Saturday, May 06, 2006

Mystery solved

Another Bush appointee failed, and damaged a federal agency in the process. Where's the mystery in that?

Porter Goss said Saturday that his surprise resignation as CIA director is "just one of those mysteries," offering no other explanation for his sudden departure after almost two years on the job.
But look here Scoob -- a clue!

But as he walked out the glass doors of Langley headquarters yesterday, Goss left behind an agency that current and former intelligence officials say is weaker operationally, with a workforce demoralized by an exodus of senior officers and by uncertainty over its role in fighting terrorism and other intelligence priorities, said current and former intelligence officials.

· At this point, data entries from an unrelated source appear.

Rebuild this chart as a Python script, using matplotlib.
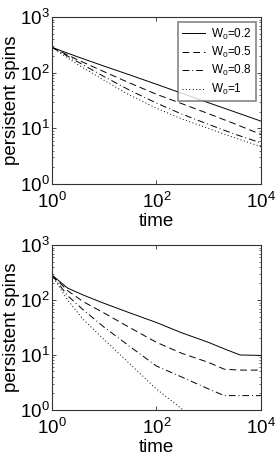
import matplotlib
matplotlib.use("Agg")
import matplotlib.pyplot as plt
from matplotlib.ticker import LogLocator, NullLocator, NullFormatter

plt.rcParams["font.family"] = ["Liberation Sans", "DejaVu Sans"]
plt.rcParams["mathtext.fontset"] = "custom"
plt.rcParams["mathtext.rm"] = "Liberation Sans"
plt.rcParams["mathtext.it"] = "Liberation Sans"

# ---- top panel ----
t_top = [1, 3, 10, 30, 100, 300, 1000, 3000, 10000]
top_w02 = [285, 195, 131, 92, 62, 43, 28.8, 20.1, 13.5]
top_w05 = [285, 173, 104, 66, 41, 28, 18.3, 12.3, 7.8]
top_w08 = [285, 160, 85, 49, 28.5, 18.2, 11.8, 8.0, 5.5]
top_w1 = [285, 143, 73, 40, 23, 14.9, 9.9, 6.9, 4.7]

# ---- bottom panel ----
t_bot = [1, 2, 4, 10, 30, 100, 300, 1000, 2000, 4000, 10000]
bot_w02 = [285, 165, 123, 87, 59, 39, 25.5, 16.9, 12.9, 10.0, 9.8]
bot_w05 = [285, 148, 93, 58, 32, 17, 10.8, 7.3, 5.5, 5.3, 5.3]
bot_w08 = [285, 120, 66, 32, 14.6, 6.3, 4.0, 2.4, 1.82, 1.82, 1.82]
t_bot_w1 = [1, 2, 4, 10, 30, 100, 300, 1000]
bot_w1 = [285, 100, 44, 19, 7.1, 2.4, 1.06, 0.43]

labels = ["W$_0$=0.2", "W$_0$=0.5", "W$_0$=0.8", "W$_0$=1"]
styles = ["-", (0, (7, 4)), (0, (7, 3, 1, 3)), (0, (1, 2.5))]

fig = plt.figure(figsize=(2.79, 4.59), dpi=100)
ax1 = fig.add_axes([0.186, 0.599, 0.749, 0.364])
ax2 = fig.add_axes([0.186, 0.107, 0.749, 0.359])

top = [(t_top, top_w02), (t_top, top_w05), (t_top, top_w08), (t_top, top_w1)]
bot = [(t_bot, bot_w02), (t_bot, bot_w05), (t_bot, bot_w08), (t_bot_w1, bot_w1)]

for ax, series in [(ax1, top), (ax2, bot)]:
    for (t, y), ls, lab in zip(series, styles, labels):
        ax.plot(t, y, color="black", linestyle=ls, linewidth=0.7, label=lab)
    ax.set_xscale("log")
    ax.set_yscale("log")
    ax.set_xlim(1, 1e4)
    ax.set_ylim(1, 1e3)
    ax.xaxis.set_major_locator(LogLocator(base=100))
    ax.xaxis.set_minor_locator(NullLocator())
    ax.yaxis.set_major_locator(LogLocator(base=10))
    ax.yaxis.set_minor_locator(LogLocator(base=10, subs=range(2, 10)))
    ax.yaxis.set_minor_formatter(NullFormatter())
    ax.tick_params(which="both", direction="in", top=True, right=True, labelsize=13.5)
    ax.tick_params(axis="x", pad=6)
    ax.tick_params(axis="y", pad=1.5)
    ax.tick_params(which="major", length=3, width=0.5)
    ax.tick_params(which="minor", length=1.5, width=0.4)
    for sp in ax.spines.values():
        sp.set_linewidth(0.8)
        sp.set_color("#333333")
    ax.set_xlabel("time", fontsize=13.5, labelpad=0.5)
    ax.set_ylabel("persistent spins", fontsize=13.5, labelpad=0)

leg = ax1.legend(loc="upper right", fontsize=8.5, frameon=True, fancybox=False,
                 handlelength=1.9, handletextpad=0.5, borderpad=0.35, labelspacing=0.28,
                 borderaxespad=0.45)
leg.get_frame().set_edgecolor("#666666")
leg.get_frame().set_linewidth(1.2)

fig.savefig("out.png", dpi=100)
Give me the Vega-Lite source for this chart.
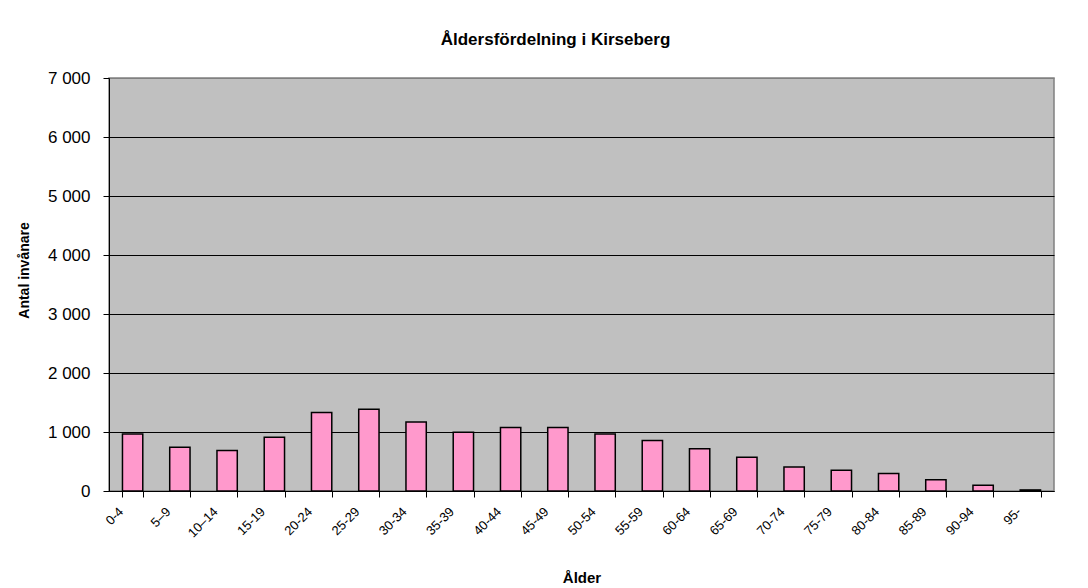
{
  "$schema": "https://vega.github.io/schema/vega-lite/v6.json",
  "width": 945,
  "height": 413,
  "autosize": {"type": "none"},
  "padding": {"left": 109, "top": 78, "right": 34, "bottom": 97},
  "background": "white",
  "title": {
    "text": "Åldersfördelning i Kirseberg",
    "font": "Liberation Sans",
    "fontSize": 17,
    "fontWeight": "bold",
    "color": "black",
    "anchor": "middle",
    "frame": "group",
    "dx": -26,
    "dy": 24,
    "baseline": "alphabetic",
    "offset": 31
  },
  "data": {
    "values": [
      {"alder": "0-4", "antal": 965},
      {"alder": "5–9", "antal": 740},
      {"alder": "10–14", "antal": 688},
      {"alder": "15-19", "antal": 913},
      {"alder": "20-24", "antal": 1329},
      {"alder": "25-29", "antal": 1387},
      {"alder": "30-34", "antal": 1168},
      {"alder": "35-39", "antal": 994},
      {"alder": "40-44", "antal": 1075},
      {"alder": "45-49", "antal": 1075},
      {"alder": "50-54", "antal": 965},
      {"alder": "55-59", "antal": 855},
      {"alder": "60-64", "antal": 717},
      {"alder": "65-69", "antal": 572},
      {"alder": "70-74", "antal": 405},
      {"alder": "75-79", "antal": 353},
      {"alder": "80-84", "antal": 295},
      {"alder": "85-89", "antal": 191},
      {"alder": "90-94", "antal": 98},
      {"alder": "95-", "antal": 18}
    ]
  },
  "mark": {"type": "bar", "fill": "#FF99CC", "stroke": "black", "strokeWidth": 1.5},
  "encoding": {
    "x": {
      "field": "alder",
      "type": "ordinal",
      "sort": null,
      "scale": {"paddingInner": 0.57, "paddingOuter": 0.285},
      "axis": {
        "title": "Ålder",
        "tickBand": "extent",
        "labelAngle": -45,
        "labelAlign": "right",
        "labelBaseline": "top",
        "labelOffset": -16,
        "labelPadding": 8,
        "labelFont": "Liberation Sans",
        "labelFontSize": 13,
        "labelColor": "black",
        "tickColor": "black",
        "tickSize": 6,
        "domainColor": "black",
        "domainWidth": 1,
        "titleFont": "Liberation Sans",
        "titleFontSize": 15,
        "titleFontWeight": "bold",
        "titleColor": "black",
        "titleY": 91,
        "titleBaseline": "alphabetic"
      }
    },
    "y": {
      "field": "antal",
      "type": "quantitative",
      "scale": {"domain": [0, 7000], "nice": false},
      "axis": {
        "values": [0, 1000, 2000, 3000, 4000, 5000, 6000, 7000],
        "grid": true,
        "gridColor": {"condition": {"test": "datum.value == 7000", "value": "#808080"}, "value": "black"},
        "gridWidth": 1,
        "gridOpacity": 1,
        "domainColor": "black",
        "domainWidth": 1,
        "tickColor": "black",
        "tickSize": 6,
        "labelFont": "Liberation Sans",
        "labelFontSize": 17,
        "labelColor": "black",
        "labelPadding": 13,
        "labelExpr": "replace(format(datum.value, ','), ',', ' ')",
        "title": "Antal invånare",
        "titleFont": "Liberation Sans",
        "titleFontSize": 14,
        "titleFontWeight": "bold",
        "titleColor": "black",
        "titleAngle": -90,
        "titleAlign": "center",
        "titleBaseline": "bottom",
        "titleX": -78,
        "titleY": 192
      }
    }
  },
  "config": {
    "view": {"fill": "#C0C0C0", "stroke": "#808080", "strokeWidth": 1.5}
  }
}
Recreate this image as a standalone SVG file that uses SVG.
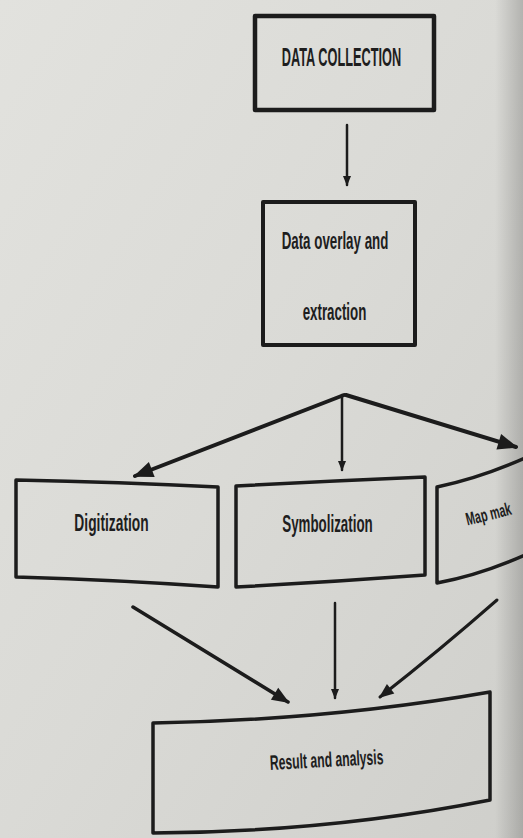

"Now there's a decline in morale, its capability has not been optimized and there's a hemorrhaging of very good officers," (former senior CIA official and interim director of the National Counterterrorism Center until last July John O.) Brennan said. "Turf battles continue" with other parts of the recently reorganized U.S. intelligence community "because there's a lack of clarity and he had no vision or strategy about the CIA's future."

Goss, then the Republican chairman of the House intelligence panel, was handpicked by the White House to purge what some in the administration viewed as a cabal of wily spies working to oppose administration policy in Iraq.

The perception that Goss was conducting a partisan witch hunt grew, too, as staffers asked about the party affiliation of officers who sent in cables or analyses on Iraq that contradicted the Defense Department's more optimistic scenarios.
So Goss wasn't sent to the CIA to make the agency better at protecting the American people, he was sent there to purge anyone who disagreed with the administration's predetermined policy to invade Iraq. As a result,

"Unfortunately, Goss is going to be seen as the guy who oversaw the agency victimized by politics," said Tyler Drumheller, a former chief of the European division. "His tenure saw the greatest loss of operational experience" in the operations division since congressional hearings on CIA domestic spying plunged the agency into crisis, he said.
And the CIA is just another federal agency damaged by the paranoid politics of George W. Bush.